MENA countries commit a sizeable portion of their national budget to subsidies. While subsidies do have a positive impact on poverty, they benefit the rich more than the poor, and place a heavy burden on public finances. Fuel subsidies in particular have a negative impact on labor markets, making it cheaper to invest in and operate new machinery rather than hire new workers. Their high cost leaves little room for targeted social safety nets, such as direct cash transfers. The average MENA country commits 5.7 percent of its Gross Domestic Product (GDP) to subsidies, of which 80 percent goes toward universal subsidies on fuel. A comparison of other developing countries found that average spending on subsidies was 1.3 percent of GDP. Separately, MENA countries spend 0.7 percent of GDP on cash transfers and other targeted assistance to the poor, but this spending does not yield significant impacts on poverty and inequality, due to inadequate targeting and extremely low coverage. Indeed, in all but one of the MENA countries under study, two thirds of people in the poorest segment of society are not covered by any form of targeted assistance.

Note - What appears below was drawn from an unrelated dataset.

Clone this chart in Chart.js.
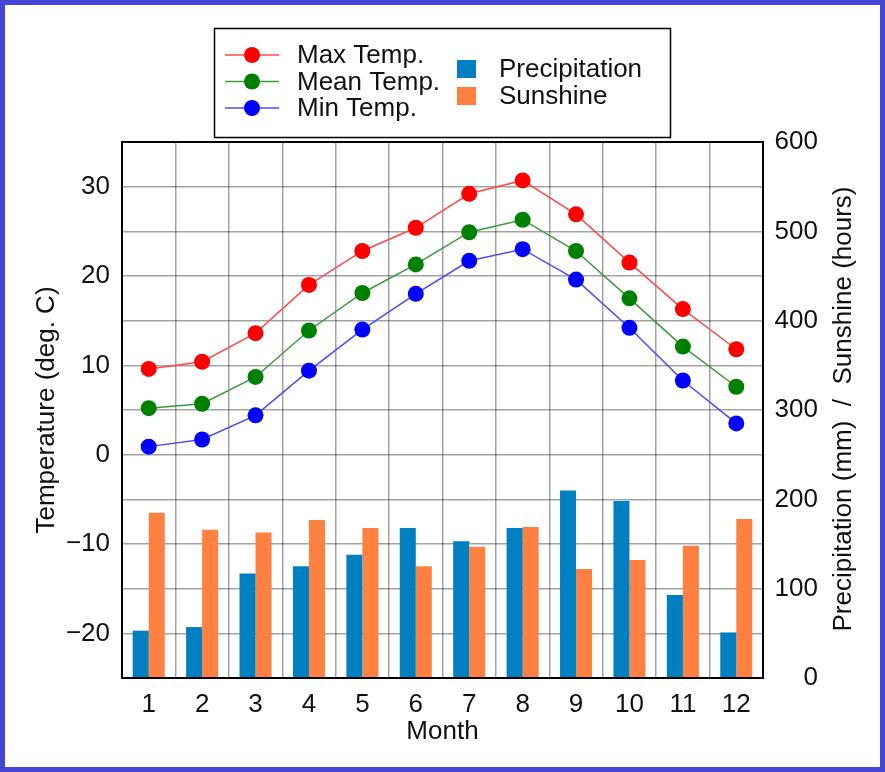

The Palestinian Territories were the first to conduct extensive reforms to unify their fragmented system of social safety nets and better target the poor with expanded cash transfers. Their unified system now reaches 97,000 households with targeted cash transfers, and has allowed them to mitigate the effects of past food and fuel crises by scaling up payments to the most vulnerable. Similar reforms are possible throughout the region, but the first vital step is building public trust. It sets the stage for the game-changing reforms that would drive competition, generate jobs, redirect precious public resources to the most needy, and allow the region’s great human potential to become the source of growth and shared prosperity. As with reforms to the business climate and labor markets, the Arab awakening opens the possibility to truly provide social justice, by getting cash into the hands of poor people and removing the general subsidies that benefit the rich and powerful.